__Data provided__.
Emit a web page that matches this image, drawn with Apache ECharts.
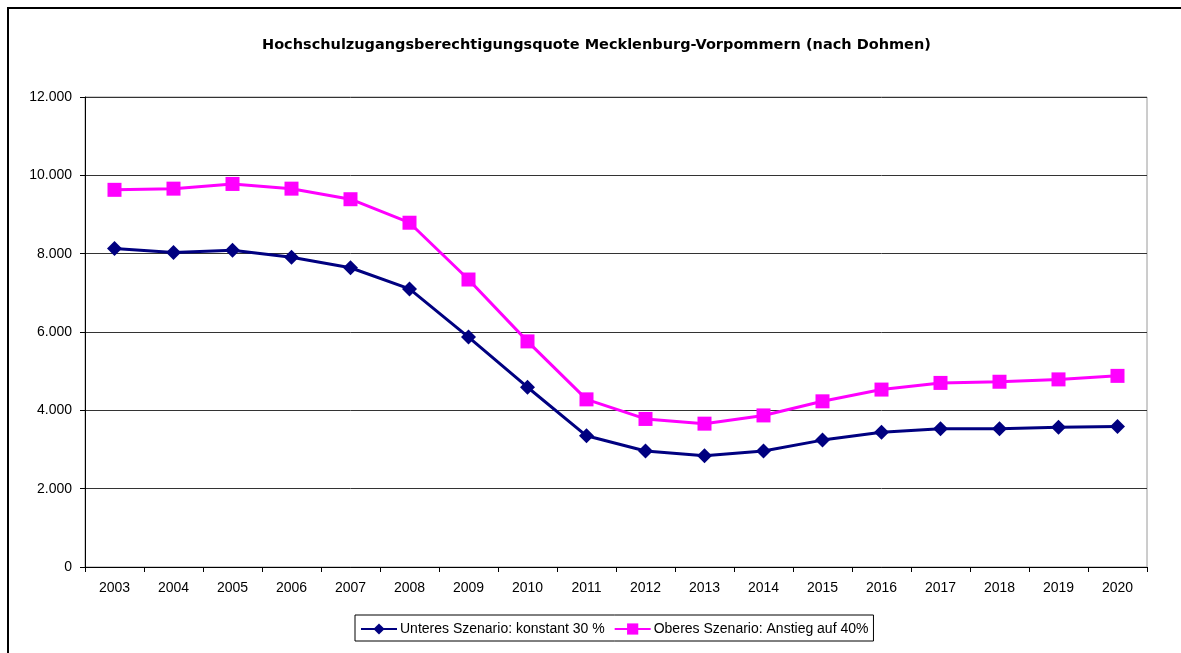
<!DOCTYPE html>
<html>
<head>
<meta charset="utf-8">
<title>Hochschulzugangsberechtigungsquote Mecklenburg-Vorpommern</title>
<script src="https://cdn.jsdelivr.net/npm/echarts@6/dist/echarts.min.js"></script>
<style>
  html, body { margin: 0; padding: 0; background: #fff; }
  #chart { width: 1181px; height: 653px; }
</style>
</head>
<body>
<div id="chart"></div>
<script>
// Jahre (Kategorien)
var years = ['2003', '2004', '2005', '2006', '2007', '2008', '2009', '2010', '2011',
             '2012', '2013', '2014', '2015', '2016', '2017', '2018', '2019', '2020'];

// Unteres Szenario: konstant 30 %
var unteres = [8130, 8030, 8090, 7910, 7640, 7100, 5870, 4590, 3350,
               2960, 2840, 2960, 3240, 3440, 3530, 3530, 3570, 3590];

// Oberes Szenario: Anstieg auf 40%
var oberes = [9630, 9660, 9780, 9660, 9390, 8790, 7340, 5760, 4280,
              3780, 3660, 3870, 4230, 4530, 4700, 4730, 4790, 4880];

var seriesNames = ['Unteres Szenario: konstant 30 %', 'Oberes Szenario: Anstieg auf 40%'];

// y-Achse
var yMin = 0, yMax = 12000, yStep = 2000;

var font = '"Liberation Sans", Arial, sans-serif';

function fmtDe(v) {
  // Tausenderpunkt wie im Original
  return String(v).replace(/\B(?=(\d{3})+(?!\d))/g, '.');
}

var chart = echarts.init(document.getElementById('chart'), null, { renderer: 'canvas' });

chart.setOption({
  animation: false,
  backgroundColor: '#fff',
  title: {
    text: 'Hochschulzugangsberechtigungsquote Mecklenburg-Vorpommern (nach Dohmen)',
    left: 262,
    top: 38,
    padding: 0,
    textStyle: {
      fontFamily: '"DejaVu Sans", sans-serif',
      fontWeight: 'bold',
      fontSize: 14.5,
      color: '#000'
    }
  },
  graphic: [{
    type: 'rect',
    silent: true,
    z: 100,
    shape: { x: 8, y: 8, width: 1400, height: 900 },
    style: { fill: 'none', stroke: '#000', lineWidth: 2 }
  }],
  grid: {
    left: 85,
    right: 34,
    top: 97,
    bottom: 86,
    show: true,
    borderColor: '#9a9a9a',
    borderWidth: 1,
    backgroundColor: '#fff'
  },
  legend: {
    left: 355,
    top: 615,
    padding: [7, 5, 5, 5],
    itemWidth: 36,
    itemHeight: 14,
    itemGap: 9,
    borderColor: '#000',
    borderWidth: 1,
    textStyle: { fontFamily: font, fontSize: 14, color: '#000', padding: [0, 0, 0, -2] },
    data: seriesNames
  },
  xAxis: {
    type: 'category',
    boundaryGap: true,
    data: years,
    axisLine: { show: true, lineStyle: { color: '#000', width: 1 } },
    axisTick: { show: true, length: 5, inside: false, lineStyle: { color: '#000' } },
    axisLabel: { color: '#000', fontFamily: font, fontSize: 14, margin: 14 },
    splitLine: { show: false }
  },
  yAxis: {
    type: 'value',
    min: yMin,
    max: yMax,
    interval: yStep,
    axisLine: { show: true, lineStyle: { color: '#000', width: 1 } },
    axisTick: { show: true, length: 5, inside: false, lineStyle: { color: '#000' } },
    axisLabel: {
      color: '#000',
      fontFamily: font,
      fontSize: 14,
      margin: 13,
      formatter: function (v) { return fmtDe(v); }
    },
    splitLine: { show: true, lineStyle: { color: '#333', width: 1 } }
  },
  series: [{
    name: seriesNames[0],
    type: 'line',
    data: unteres,
    symbol: 'diamond',
    symbolSize: 15,
    color: '#000080',
    lineStyle: { color: '#000080', width: 3 },
    itemStyle: { color: '#000080' },
    z: 3
  }, {
    name: seriesNames[1],
    type: 'line',
    data: oberes,
    symbol: 'rect',
    symbolSize: 14,
    color: '#ff00ff',
    lineStyle: { color: '#ff00ff', width: 3 },
    itemStyle: { color: '#ff00ff' },
    z: 2
  }]
});
</script>
</body>
</html>
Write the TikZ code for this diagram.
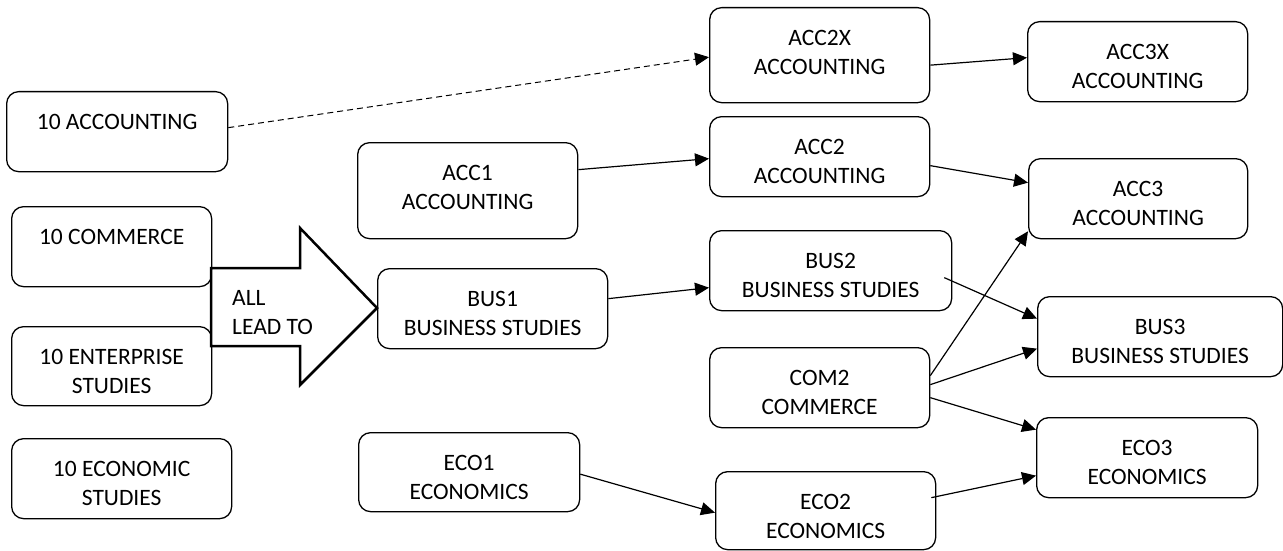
\documentclass[tikz,border=0pt]{standalone}
\usepackage{fontspec}
\setmainfont{Carlito}
\usetikzlibrary{arrows.meta}

% box text: width, height, lines (top aligned like a text box)
\newcommand{\crs}[3]{\parbox[t][#2pt][t]{#1pt}{\centering\rule{0pt}{38pt}#3}}

\begin{document}
\begin{tikzpicture}[
    x=1pt, y=-1pt,
    course/.style={rectangle, rounded corners=12pt, draw, line width=1.3pt, anchor=north west, inner sep=0pt, font=\fontsize{23.5pt}{29pt}\selectfont},
    arrow/.style={-{Triangle[length=14pt, width=13pt]}, line width=1.2pt}
]
\useasboundingbox (0,0) rectangle (1283,551);

% year 10
\node[course] (acc10) at (6,91) {\crs{221}{80}{10 ACCOUNTING}};
\node[course] (com10) at (11,206) {\crs{200}{80}{10 COMMERCE}};
\node[course] (ent10) at (11,326) {\crs{200}{79}{10 ENTERPRISE\\STUDIES}};
\node[course] (eco10) at (11,438) {\crs{220}{80}{10 ECONOMIC\\STUDIES}};

% unit 1
\node[course] (acc1) at (357,142) {\crs{220}{96}{ACC1\\ACCOUNTING}};
\node[course] (bus1) at (377,268) {\crs{230}{80}{BUS1\\BUSINESS STUDIES}};
\node[course] (eco1) at (358,432) {\crs{221}{79}{ECO1\\ECONOMICS}};

% unit 2
\node[course] (acc2x) at (709,7) {\crs{220}{95}{ACC2X\\ACCOUNTING}};
\node[course] (acc2) at (709,116) {\crs{220}{80}{ACC2\\ACCOUNTING}};
\node[course] (bus2) at (709,230) {\crs{242}{80}{BUS2\\BUSINESS STUDIES}};
\node[course] (com2) at (709,347) {\crs{220}{80}{COM2\\COMMERCE}};
\node[course] (eco2) at (715,471) {\crs{220}{78}{ECO2\\ECONOMICS}};

% unit 3
\node[course] (acc3x) at (1027,21) {\crs{220}{80}{ACC3X\\ACCOUNTING}};
\node[course] (acc3) at (1028,158) {\crs{219}{80}{ACC3\\ACCOUNTING}};
\node[course] (bus3) at (1037,296) {\crs{245}{80}{BUS3\\BUSINESS STUDIES}};
\node[course] (eco3) at (1036,417) {\crs{221}{80}{ECO3\\ECONOMICS}};

% big block arrow
\draw[line width=2.5pt, fill=white] (211,268) -- (300,268) -- (300,228) -- (377,308) -- (300,385) -- (300,346) -- (211,346) -- cycle;
\node[anchor=north west, inner sep=0pt, align=left, font=\fontsize{23.5pt}{29pt}\selectfont] (lead) at (232,290) {ALL\\LEAD TO};

\draw[arrow, line width=1pt, dash pattern=on 6pt off 4pt] ([yshift=4pt]acc10.east) -- ([yshift=-2pt]acc2x.west);
\draw[arrow] ([yshift=21pt]acc1.east) -- ([yshift=-2pt]acc2.west);
\draw[arrow] ([yshift=10pt]bus1.east) -- ([yshift=-17pt]bus2.west);
\draw[arrow] ([yshift=-2pt]eco1.east) -- ([yshift=-2pt]eco2.west);
\draw[arrow] ([yshift=-10pt]acc2x.east) -- ([yshift=4pt]acc3x.west);
\draw[arrow] ([yshift=-9pt]acc2.east) -- ([yshift=16pt]acc3.west);
\draw[arrow] ([shift={(-8pt,-7pt)}]bus2.east) -- ([yshift=18pt]bus3.west);
\draw[arrow] ([yshift=12pt]com2.east) -- ([yshift=8pt]acc3.south west);
\draw[arrow] ([yshift=3pt]com2.east) -- ([yshift=-12pt]bus3.west);
\draw[arrow] ([yshift=-10pt]com2.east) -- ([yshift=28pt]eco3.west);
\draw[arrow] ([shift={(-5pt,13pt)}]eco2.east) -- ([yshift=-18pt]eco3.west);
\end{tikzpicture}
\end{document}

__Exercise__. Skip every picture and return the lines above from the top through the one that contains "3780, 3660, 3870, 4230, 4530, 4700, 4730, 4790, 4880];".

__Task result__.
Emit a web page that matches this image, drawn with Apache ECharts.
<!DOCTYPE html>
<html>
<head>
<meta charset="utf-8">
<title>Hochschulzugangsberechtigungsquote Mecklenburg-Vorpommern</title>
<script src="https://cdn.jsdelivr.net/npm/echarts@6/dist/echarts.min.js"></script>
<style>
  html, body { margin: 0; padding: 0; background: #fff; }
  #chart { width: 1181px; height: 653px; }
</style>
</head>
<body>
<div id="chart"></div>
<script>
// Jahre (Kategorien)
var years = ['2003', '2004', '2005', '2006', '2007', '2008', '2009', '2010', '2011',
             '2012', '2013', '2014', '2015', '2016', '2017', '2018', '2019', '2020'];

// Unteres Szenario: konstant 30 %
var unteres = [8130, 8030, 8090, 7910, 7640, 7100, 5870, 4590, 3350,
               2960, 2840, 2960, 3240, 3440, 3530, 3530, 3570, 3590];

// Oberes Szenario: Anstieg auf 40%
var oberes = [9630, 9660, 9780, 9660, 9390, 8790, 7340, 5760, 4280,
              3780, 3660, 3870, 4230, 4530, 4700, 4730, 4790, 4880];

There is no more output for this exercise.